I'm writing a URL validator. Firstly, it checks for special characters in the input. Secondly, it adds 'http://' and checks for validity.
/* Returns true if url is valid */
private static boolean isValidURL(String url) {
boolean containsSpecialCharacters = specialCharactersExists(url);
if ( !containsSpecialCharacters ) {
/* Try creating a valid URL */
try {
new URL(String.format("%s%s", "http://", url)).toURI();
return true;
} catch (Exception e) {
/* Not a valid URL */
}
}
return false;
}
/* Returns true if url contains special characters */
private static boolean specialCharactersExists(String input) {
Pattern regex = Pattern.compile("[^A-Za-z0-9.-]");
Matcher matcher = regex.matcher(input);
return matcher.find();
}
This serves my purpose. I'm seeking advice on how to improve the code (especially the Regex part)
1 Answer 1
Welcome to Code Review!
Bad naming
The method doesn't actually check that a URL is valid, as it allows values that are not URLs. Thus it should not be named as "isValidURL". It should be isValidAddress
or similar, but not URL. URLs have a very well defined syntax.
Unnecessary variables
There is no need to store the return value of specialCharactersExists(url)
to a variable. It only adds an unnecessary large if-statement. Instead, check the value and exit early. Also, the characters you check are not special, they're "illegal" or "invalid" in your implementation so change name to reflect that:
if (illegalCharactersExist(url)) {
return false;
}
Missing final
Variables that are not supposed to change should be marked as final
. If you decide to keep the containsSpecialCharacters variable, it should be marked as final (and named as decribed above).

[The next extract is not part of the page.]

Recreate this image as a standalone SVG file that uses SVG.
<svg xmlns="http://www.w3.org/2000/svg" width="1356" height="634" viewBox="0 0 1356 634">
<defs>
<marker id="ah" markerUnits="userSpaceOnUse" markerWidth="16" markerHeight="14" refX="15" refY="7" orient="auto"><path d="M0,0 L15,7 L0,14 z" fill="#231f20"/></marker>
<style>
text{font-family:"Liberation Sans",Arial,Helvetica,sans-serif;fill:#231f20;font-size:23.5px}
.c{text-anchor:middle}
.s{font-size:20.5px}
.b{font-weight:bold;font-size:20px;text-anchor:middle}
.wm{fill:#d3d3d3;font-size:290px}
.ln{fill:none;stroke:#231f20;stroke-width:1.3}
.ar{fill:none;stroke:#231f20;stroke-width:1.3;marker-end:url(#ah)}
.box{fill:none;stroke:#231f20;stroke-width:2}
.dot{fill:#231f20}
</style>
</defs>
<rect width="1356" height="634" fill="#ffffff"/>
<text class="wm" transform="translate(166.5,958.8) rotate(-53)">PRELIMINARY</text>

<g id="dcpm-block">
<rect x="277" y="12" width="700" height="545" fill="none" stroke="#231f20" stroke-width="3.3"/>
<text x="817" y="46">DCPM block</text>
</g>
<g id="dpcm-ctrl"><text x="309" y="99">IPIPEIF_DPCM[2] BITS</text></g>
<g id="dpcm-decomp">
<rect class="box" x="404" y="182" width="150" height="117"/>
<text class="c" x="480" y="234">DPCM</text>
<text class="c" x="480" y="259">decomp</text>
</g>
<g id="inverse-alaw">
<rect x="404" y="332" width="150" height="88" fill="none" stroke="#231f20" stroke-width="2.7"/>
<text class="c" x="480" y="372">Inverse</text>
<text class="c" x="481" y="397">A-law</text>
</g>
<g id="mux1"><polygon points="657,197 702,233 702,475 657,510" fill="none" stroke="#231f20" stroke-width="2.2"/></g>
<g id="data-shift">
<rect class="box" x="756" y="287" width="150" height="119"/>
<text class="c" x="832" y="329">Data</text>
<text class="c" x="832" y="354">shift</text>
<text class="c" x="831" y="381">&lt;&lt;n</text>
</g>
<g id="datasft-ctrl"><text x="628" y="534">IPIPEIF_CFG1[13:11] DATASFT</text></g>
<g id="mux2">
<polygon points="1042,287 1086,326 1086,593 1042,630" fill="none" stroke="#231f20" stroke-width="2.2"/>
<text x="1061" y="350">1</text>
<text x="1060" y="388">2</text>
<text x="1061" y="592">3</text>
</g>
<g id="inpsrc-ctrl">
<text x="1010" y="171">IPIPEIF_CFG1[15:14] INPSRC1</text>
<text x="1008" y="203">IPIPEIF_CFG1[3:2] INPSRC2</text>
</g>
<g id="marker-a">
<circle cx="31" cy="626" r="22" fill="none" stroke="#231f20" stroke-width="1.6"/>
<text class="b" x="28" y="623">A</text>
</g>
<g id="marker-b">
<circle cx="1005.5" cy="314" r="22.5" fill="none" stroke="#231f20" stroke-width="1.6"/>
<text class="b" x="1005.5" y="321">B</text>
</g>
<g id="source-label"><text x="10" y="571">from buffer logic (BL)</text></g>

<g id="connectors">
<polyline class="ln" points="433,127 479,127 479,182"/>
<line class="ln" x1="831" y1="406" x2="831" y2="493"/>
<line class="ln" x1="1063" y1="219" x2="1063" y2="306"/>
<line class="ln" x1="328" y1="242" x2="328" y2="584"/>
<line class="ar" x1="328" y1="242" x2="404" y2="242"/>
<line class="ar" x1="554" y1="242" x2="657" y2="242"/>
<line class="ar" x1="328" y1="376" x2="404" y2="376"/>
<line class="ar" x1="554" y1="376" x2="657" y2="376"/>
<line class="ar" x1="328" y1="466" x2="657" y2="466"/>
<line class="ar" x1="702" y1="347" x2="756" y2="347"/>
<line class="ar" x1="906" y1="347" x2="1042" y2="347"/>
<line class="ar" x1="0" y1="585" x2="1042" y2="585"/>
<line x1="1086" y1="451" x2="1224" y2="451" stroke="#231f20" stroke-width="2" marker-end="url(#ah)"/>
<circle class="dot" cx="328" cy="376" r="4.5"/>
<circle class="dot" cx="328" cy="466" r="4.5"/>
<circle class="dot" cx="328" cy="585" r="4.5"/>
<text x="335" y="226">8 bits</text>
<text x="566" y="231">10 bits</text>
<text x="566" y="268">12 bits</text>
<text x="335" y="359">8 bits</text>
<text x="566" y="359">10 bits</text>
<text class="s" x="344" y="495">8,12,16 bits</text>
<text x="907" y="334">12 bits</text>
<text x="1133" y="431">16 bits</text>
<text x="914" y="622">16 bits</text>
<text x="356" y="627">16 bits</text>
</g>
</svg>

final boolean containsIllegalCharacters = illegalCharactersExist(url);
Reuse Pattern
The Pattern class is thread safe. You should compile the pattern once into a static variable and reuse it in the matcher. Also, regex is not a good name. It tells what the variable is, not what it's purpose is. Naming should always reflect purpose.
private static final Pattern ILLEGAL_CHAR_PATTERN = Pattern.compile("[^A-Za-z0-9.-]");